> _Exercise_
Output all the data exactly. Pictures do not belong in the copy.
———
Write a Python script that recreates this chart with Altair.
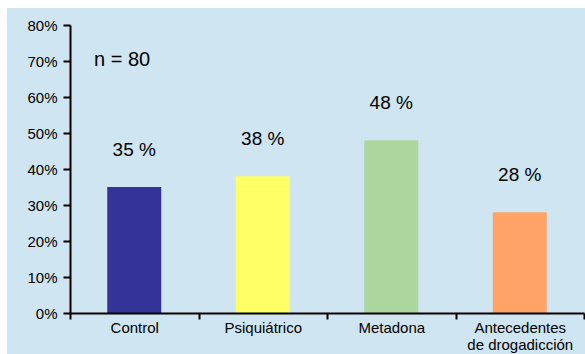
import altair as alt
import pandas as pd

categories = ["Control", "Psiquiátrico", "Metadona", "Antecedentes de drogadicción"]
values = [0.35, 0.38, 0.48, 0.28]
labels = ["35 %", "38 %", "48 %", "28 %"]
colors = ["#333399", "#ffff66", "#acd8a0", "#ffa366"]
y_ticks = [0, 0.1, 0.2, 0.3, 0.4, 0.5, 0.6, 0.7, 0.8]
note = "n = 80"

df = pd.DataFrame({"cat": categories, "val": values, "lab": labels})

FONT = "Liberation Sans"
BG = "#cfe5f1"

x_enc = alt.X(
    "cat:N",
    sort=categories,
    scale=alt.Scale(paddingInner=0, paddingOuter=0),
    axis=alt.Axis(
        title=None,
        labelAngle=0,
        labelFont=FONT,
        labelFontSize=15,
        labelColor="black",
        labelPadding=1,
        labelLineHeight=17,
        labelOverlap=False,
        labelExpr="datum.value == 'Antecedentes de drogadicción' ? ['Antecedentes', 'de drogadicción'] : datum.label",
        tickBand="extent",
        tickSize=6,
        tickWidth=2,
        tickColor="black",
        domainColor="black",
        domainWidth=2,
        grid=False,
        zindex=2,
    ),
)

y_enc = alt.Y(
    "val:Q",
    scale=alt.Scale(domain=[0, 0.8], nice=False),
    axis=alt.Axis(
        title=None,
        values=y_ticks,
        format=".0%",
        labelFont=FONT,
        labelFontSize=15,
        labelColor="black",
        labelPadding=6,
        labelOverlap=False,
        labelSeparation=0,
        tickSize=7,
        tickWidth=2,
        tickColor="black",
        domainColor="black",
        domainWidth=2,
        grid=False,
        zindex=2,
    ),
)

bg = alt.Chart(pd.DataFrame({"a": [0]})).mark_rect(color=BG, clip=False).encode(
    x=alt.value(-63), x2=alt.value(520), y=alt.value(-17), y2=alt.value(341)
)

bars = alt.Chart(df).mark_bar(size=54).encode(
    x=x_enc,
    y=y_enc,
    color=alt.Color("cat:N", sort=categories,
                    scale=alt.Scale(domain=categories, range=colors), legend=None),
)

text = alt.Chart(df).mark_text(
    font=FONT, fontSize=19, color="black", dy=-37, baseline="middle"
).encode(x=x_enc, y=y_enc, text="lab:N")

ntext = alt.Chart(pd.DataFrame({"t": [note]})).mark_text(
    font=FONT, fontSize=20, color="black", align="left", baseline="middle"
).encode(x=alt.value(24), y=alt.value(35), text="t:N")

chart = alt.layer(bg, bars, text, ntext).properties(
    width=514,
    height=288,
    autosize=alt.AutoSizeParams(type="none"),
    padding={"left": 70, "top": 25, "right": 1, "bottom": 41},
    background="white",
).configure_view(stroke=None, fill=None)

chart.save("out.html", embed_options={"renderer": "svg", "actions": False})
———
> _Expected answer_
Write a Python script that recreates this chart with Altair.
import altair as alt
import pandas as pd

categories = ["Control", "Psiquiátrico", "Metadona", "Antecedentes de drogadicción"]
values = [0.35, 0.38, 0.48, 0.28]
labels = ["35 %", "38 %", "48 %", "28 %"]
colors = ["#333399", "#ffff66", "#acd8a0", "#ffa366"]
y_ticks = [0, 0.1, 0.2, 0.3, 0.4, 0.5, 0.6, 0.7, 0.8]
note = "n = 80"

df = pd.DataFrame({"cat": categories, "val": values, "lab": labels})

FONT = "Liberation Sans"
BG = "#cfe5f1"

x_enc = alt.X(
    "cat:N",
    sort=categories,
    scale=alt.Scale(paddingInner=0, paddingOuter=0),
    axis=alt.Axis(
        title=None,
        labelAngle=0,
        labelFont=FONT,
        labelFontSize=15,
        labelColor="black",
        labelPadding=1,
        labelLineHeight=17,
        labelOverlap=False,
        labelExpr="datum.value == 'Antecedentes de drogadicción' ? ['Antecedentes', 'de drogadicción'] : datum.label",
        tickBand="extent",
        tickSize=6,
        tickWidth=2,
        tickColor="black",
        domainColor="black",
        domainWidth=2,
        grid=False,
        zindex=2,
    ),
)

y_enc = alt.Y(
    "val:Q",
    scale=alt.Scale(domain=[0, 0.8], nice=False),
    axis=alt.Axis(
        title=None,
        values=y_ticks,
        format=".0%",
        labelFont=FONT,
        labelFontSize=15,
        labelColor="black",
        labelPadding=6,
        labelOverlap=False,
        labelSeparation=0,
        tickSize=7,
        tickWidth=2,
        tickColor="black",
        domainColor="black",
        domainWidth=2,
        grid=False,
        zindex=2,
    ),
)

bg = alt.Chart(pd.DataFrame({"a": [0]})).mark_rect(color=BG, clip=False).encode(
    x=alt.value(-63), x2=alt.value(520), y=alt.value(-17), y2=alt.value(341)
)

bars = alt.Chart(df).mark_bar(size=54).encode(
    x=x_enc,
    y=y_enc,
    color=alt.Color("cat:N", sort=categories,
                    scale=alt.Scale(domain=categories, range=colors), legend=None),
)

text = alt.Chart(df).mark_text(
    font=FONT, fontSize=19, color="black", dy=-37, baseline="middle"
).encode(x=x_enc, y=y_enc, text="lab:N")

ntext = alt.Chart(pd.DataFrame({"t": [note]})).mark_text(
    font=FONT, fontSize=20, color="black", align="left", baseline="middle"
).encode(x=alt.value(24), y=alt.value(35), text="t:N")

chart = alt.layer(bg, bars, text, ntext).properties(
    width=514,
    height=288,
    autosize=alt.AutoSizeParams(type="none"),
    padding={"left": 70, "top": 25, "right": 1, "bottom": 41},
    background="white",
).configure_view(stroke=None, fill=None)

chart.save("out.html", embed_options={"renderer": "svg", "actions": False})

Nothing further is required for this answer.